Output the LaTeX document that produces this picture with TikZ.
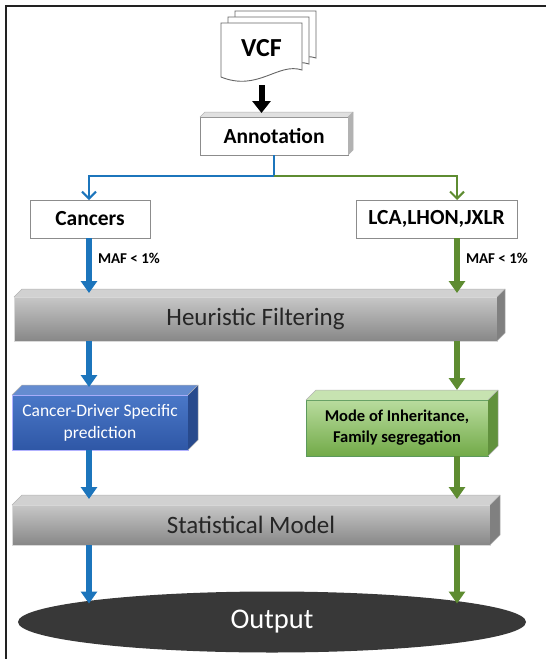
\documentclass[tikz,border=0pt]{standalone}
\usepackage{fontspec}
\setmainfont{Carlito}
\usetikzlibrary{arrows.meta,calc,shapes.geometric}
\definecolor{bl}{HTML}{1C75BC}
\definecolor{gr}{HTML}{5E8C31}
\definecolor{frame}{HTML}{222222}
\definecolor{HTML3F6BC0}{HTML}{4A78C8}
\definecolor{HTML2E56A8}{HTML}{2F57A6}
\definecolor{HTMLB4D99A}{HTML}{B9DC9E}
\definecolor{HTML76AE4C}{HTML}{72AA48}
\tikzset{
  every node/.style={inner sep=0pt, outer sep=0pt},
  whitebox/.style={draw=black!45, line width=0.9pt, fill=white, anchor=north west,
    font=\bfseries\fontsize{21.5}{23}\selectfont},
  graybar/.style={draw=black!15, line width=0.6pt, top color=black!22, bottom color=black!47,
    anchor=north west, font=\fontsize{25}{27}\selectfont, text=black!85},
  bluebox/.style={draw=white!70!blue, line width=0.6pt, top color=HTML3F6BC0, bottom color=HTML2E56A8,
    anchor=north west, align=center, text=white, font=\fontsize{17.5}{22}\selectfont},
  greenbox/.style={draw=white!60!green!60!black, line width=0.6pt, top color=HTMLB4D99A, bottom color=HTML76AE4C,
    anchor=north west, align=center, text=black, font=\bfseries\fontsize{16.5}{21}\selectfont},
  fatarrow/.style={line width=6pt, -{Triangle[width=16pt,length=12pt]}},
  thinarrow/.style={line width=2pt, -{Straight Barb[length=7pt,width=14pt,line width=2pt]}},
  maf/.style={anchor=west, font=\bfseries\fontsize{15}{17}\selectfont},
}
% faces of a 3D box: node, depth, top colour, side colour
\newcommand{\boxfaces}[4]{%
  \fill[#3] (#1.north west) -- ++(#2,-#2) -- ($(#1.north east)+(#2,-#2)$) -- (#1.north east) -- cycle;
  \fill[#4] (#1.north east) -- ++(#2,-#2) -- ($(#1.south east)+(#2,-#2)$) -- (#1.south east) -- cycle;
  \draw[black!30, line width=0.5pt] (#1.north west) -- ++(#2,-#2) -- ($(#1.north east)+(#2,-#2)$) -- ($(#1.south east)+(#2,-#2)$) -- (#1.south east);
  \draw[black!30, line width=0.5pt] (#1.north east) -- ++(#2,-#2);
}
\begin{document}
\begin{tikzpicture}[x=1pt,y=-1pt]
\useasboundingbox (0,0) rectangle (546,659);
\fill[white] (0,0) rectangle (546,659);
% frame
\draw[frame, line width=2.2pt] (6,659) -- (6,6) -- (546,6);

% VCF pages
\foreach \dx/\dy in {14/-12,7/-6,0/0}{
  \draw[black!60, fill=white, line width=0.9pt, shift={(\dx,\dy)}]
    (221,23) -- (302,23) -- (302,70) .. controls (278,62) and (258,92) .. (221,77) -- cycle;
}
\node[anchor=north west, minimum width=81pt, minimum height=50pt, font=\bfseries\fontsize{26}{28}\selectfont] (vcf) at (221,23) {VCF};

% annotation
\node[whitebox, minimum width=148pt, minimum height=38pt] (annot) at (200,117) {Annotation};
\boxfaces{annot}{5}{black!12}{black!30}

\draw[fatarrow, black, -{Triangle[width=18pt,length=12pt]}] ($(vcf.south)+(0,12)$) -- ($(vcf.south |- annot.north)+(0,-4)$);

% branches
\node[whitebox, minimum width=120pt, minimum height=38pt] (cancers) at (30,200) {Cancers};
\node[whitebox, minimum width=161pt, minimum height=38pt] (lca) at (356,200) {LCA,LHON,JXLR};
\coordinate (split) at ($(annot.south)+(0,21)$);
\coordinate (bx) at (89,0);
\coordinate (gx) at (457,0);
\draw[bl, line width=2pt] (annot.south) -- (split);
\draw[bl, thinarrow] (split) -| (bx |- cancers.north);
\draw[gr, thinarrow] (split) -| (gx |- lca.north);

% heuristic bar
\node[graybar, minimum width=483pt, minimum height=44pt] (heur) at (14,297) {Heuristic Filtering};
\boxfaces{heur}{8}{black!18}{black!50}

\draw[bl, fatarrow] (bx |- cancers.south) -- ($(bx |- heur.north)+(0,-4)$);
\draw[gr, fatarrow] (gx |- lca.south) -- ($(gx |- heur.north)+(0,-4)$);
\node[maf] (maf1) at (98,258) {MAF < 1\%};
\node[maf] (maf2) at (466,258) {MAF < 1\%};

% specific boxes
\node[bluebox, minimum width=176pt, minimum height=55pt] (cdriver) at (12,395) {Cancer-Driver Specific\\prediction};
\boxfaces{cdriver}{10}{HTML3F6BC0!85!white}{HTML2E56A8!85!black}
\node[greenbox, minimum width=182pt, minimum height=56pt] (moi) at (306,400) {Mode of Inheritance,\\Family segregation};
\boxfaces{moi}{10}{HTMLB4D99A!80!white}{HTML76AE4C!85!black}

\draw[bl, fatarrow] (bx |- heur.south) -- ($(bx |- cdriver.north)+(0,-8)$);
\draw[gr, fatarrow] (gx |- heur.south) -- ($(gx |- moi.north)+(0,-10)$);

% statistical model
\node[graybar, minimum width=478pt, minimum height=40pt] (stat) at (12,505) {Statistical Model};
\boxfaces{stat}{10}{black!18}{black!50}

\draw[bl, fatarrow] (bx |- cdriver.south) -- ($(bx |- stat.north)+(0,-6)$);
\draw[gr, fatarrow] (gx |- moi.south) -- ($(gx |- stat.north)+(0,-6)$);

% output
\node[ellipse, fill=black!78, minimum width=508pt, minimum height=61pt, text=white,
  font=\fontsize{28.5}{30}\selectfont] (out) at (272,622) {Output};
\draw[bl, fatarrow] (bx |- stat.south) -- ($(bx |- out.north)+(0,12)$);
\draw[gr, fatarrow] (gx |- stat.south) -- ($(gx |- out.north)+(0,12)$);
\end{tikzpicture}
\end{document}
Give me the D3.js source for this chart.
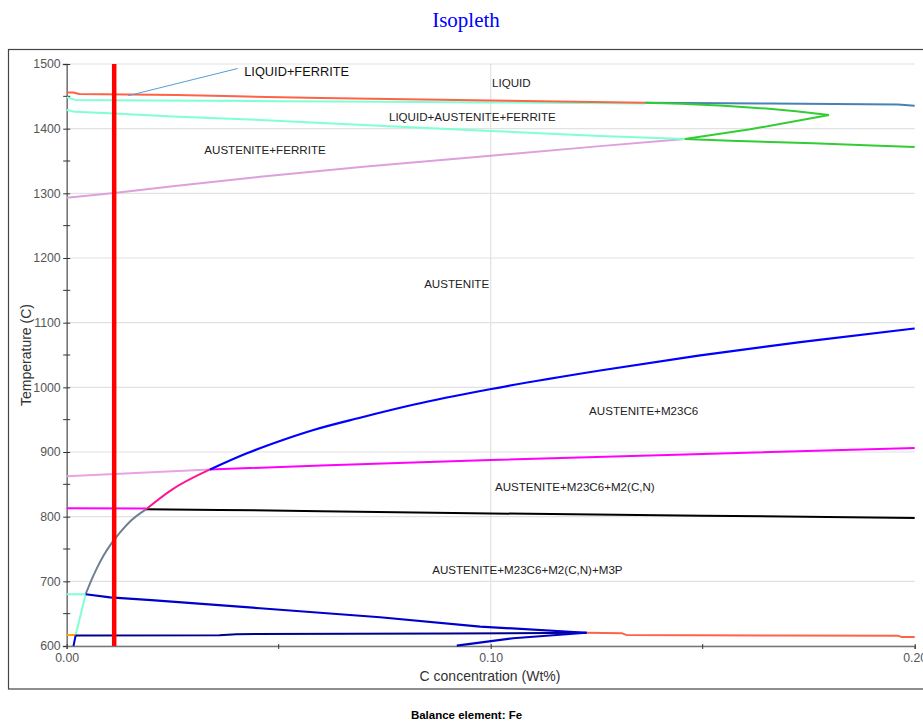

----

> **PROBLEM**
Each record must be quoted in full and exactly. Do not include the pictures.

> **RESPONSE**
Output the LaTeX document that produces this picture with TikZ.
\documentclass[tikz,border=0pt]{standalone}
\usepackage{fontspec}
\setmainfont{Carlito}
\usetikzlibrary{arrows.meta,calc,shapes.geometric}
\definecolor{bl}{HTML}{1C75BC}
\definecolor{gr}{HTML}{5E8C31}
\definecolor{frame}{HTML}{222222}
\definecolor{HTML3F6BC0}{HTML}{4A78C8}
\definecolor{HTML2E56A8}{HTML}{2F57A6}
\definecolor{HTMLB4D99A}{HTML}{B9DC9E}
\definecolor{HTML76AE4C}{HTML}{72AA48}
\tikzset{
  every node/.style={inner sep=0pt, outer sep=0pt},
  whitebox/.style={draw=black!45, line width=0.9pt, fill=white, anchor=north west,
    font=\bfseries\fontsize{21.5}{23}\selectfont},
  graybar/.style={draw=black!15, line width=0.6pt, top color=black!22, bottom color=black!47,
    anchor=north west, font=\fontsize{25}{27}\selectfont, text=black!85},
  bluebox/.style={draw=white!70!blue, line width=0.6pt, top color=HTML3F6BC0, bottom color=HTML2E56A8,
    anchor=north west, align=center, text=white, font=\fontsize{17.5}{22}\selectfont},
  greenbox/.style={draw=white!60!green!60!black, line width=0.6pt, top color=HTMLB4D99A, bottom color=HTML76AE4C,
    anchor=north west, align=center, text=black, font=\bfseries\fontsize{16.5}{21}\selectfont},
  fatarrow/.style={line width=6pt, -{Triangle[width=16pt,length=12pt]}},
  thinarrow/.style={line width=2pt, -{Straight Barb[length=7pt,width=14pt,line width=2pt]}},
  maf/.style={anchor=west, font=\bfseries\fontsize{15}{17}\selectfont},
}
% faces of a 3D box: node, depth, top colour, side colour
\newcommand{\boxfaces}[4]{%
  \fill[#3] (#1.north west) -- ++(#2,-#2) -- ($(#1.north east)+(#2,-#2)$) -- (#1.north east) -- cycle;
  \fill[#4] (#1.north east) -- ++(#2,-#2) -- ($(#1.south east)+(#2,-#2)$) -- (#1.south east) -- cycle;
  \draw[black!30, line width=0.5pt] (#1.north west) -- ++(#2,-#2) -- ($(#1.north east)+(#2,-#2)$) -- ($(#1.south east)+(#2,-#2)$) -- (#1.south east);
  \draw[black!30, line width=0.5pt] (#1.north east) -- ++(#2,-#2);
}
\begin{document}
\begin{tikzpicture}[x=1pt,y=-1pt]
\useasboundingbox (0,0) rectangle (546,659);
\fill[white] (0,0) rectangle (546,659);
% frame
\draw[frame, line width=2.2pt] (6,659) -- (6,6) -- (546,6);

% VCF pages
\foreach \dx/\dy in {14/-12,7/-6,0/0}{
  \draw[black!60, fill=white, line width=0.9pt, shift={(\dx,\dy)}]
    (221,23) -- (302,23) -- (302,70) .. controls (278,62) and (258,92) .. (221,77) -- cycle;
}
\node[anchor=north west, minimum width=81pt, minimum height=50pt, font=\bfseries\fontsize{26}{28}\selectfont] (vcf) at (221,23) {VCF};

% annotation
\node[whitebox, minimum width=148pt, minimum height=38pt] (annot) at (200,117) {Annotation};
\boxfaces{annot}{5}{black!12}{black!30}

\draw[fatarrow, black, -{Triangle[width=18pt,length=12pt]}] ($(vcf.south)+(0,12)$) -- ($(vcf.south |- annot.north)+(0,-4)$);

% branches
\node[whitebox, minimum width=120pt, minimum height=38pt] (cancers) at (30,200) {Cancers};
\node[whitebox, minimum width=161pt, minimum height=38pt] (lca) at (356,200) {LCA,LHON,JXLR};
\coordinate (split) at ($(annot.south)+(0,21)$);
\coordinate (bx) at (89,0);
\coordinate (gx) at (457,0);
\draw[bl, line width=2pt] (annot.south) -- (split);
\draw[bl, thinarrow] (split) -| (bx |- cancers.north);
\draw[gr, thinarrow] (split) -| (gx |- lca.north);

% heuristic bar
\node[graybar, minimum width=483pt, minimum height=44pt] (heur) at (14,297) {Heuristic Filtering};
\boxfaces{heur}{8}{black!18}{black!50}

\draw[bl, fatarrow] (bx |- cancers.south) -- ($(bx |- heur.north)+(0,-4)$);
\draw[gr, fatarrow] (gx |- lca.south) -- ($(gx |- heur.north)+(0,-4)$);
\node[maf] (maf1) at (98,258) {MAF < 1\%};
\node[maf] (maf2) at (466,258) {MAF < 1\%};

% specific boxes
\node[bluebox, minimum width=176pt, minimum height=55pt] (cdriver) at (12,395) {Cancer-Driver Specific\\prediction};
\boxfaces{cdriver}{10}{HTML3F6BC0!85!white}{HTML2E56A8!85!black}
\node[greenbox, minimum width=182pt, minimum height=56pt] (moi) at (306,400) {Mode of Inheritance,\\Family segregation};
\boxfaces{moi}{10}{HTMLB4D99A!80!white}{HTML76AE4C!85!black}

\draw[bl, fatarrow] (bx |- heur.south) -- ($(bx |- cdriver.north)+(0,-8)$);
\draw[gr, fatarrow] (gx |- heur.south) -- ($(gx |- moi.north)+(0,-10)$);

% statistical model
\node[graybar, minimum width=478pt, minimum height=40pt] (stat) at (12,505) {Statistical Model};
\boxfaces{stat}{10}{black!18}{black!50}

\draw[bl, fatarrow] (bx |- cdriver.south) -- ($(bx |- stat.north)+(0,-6)$);
\draw[gr, fatarrow] (gx |- moi.south) -- ($(gx |- stat.north)+(0,-6)$);

% output
\node[ellipse, fill=black!78, minimum width=508pt, minimum height=61pt, text=white,
  font=\fontsize{28.5}{30}\selectfont] (out) at (272,622) {Output};
\draw[bl, fatarrow] (bx |- stat.south) -- ($(bx |- out.north)+(0,12)$);
\draw[gr, fatarrow] (gx |- stat.south) -- ($(gx |- out.north)+(0,12)$);
\end{tikzpicture}
\end{document}
Give me the D3.js source for this chart.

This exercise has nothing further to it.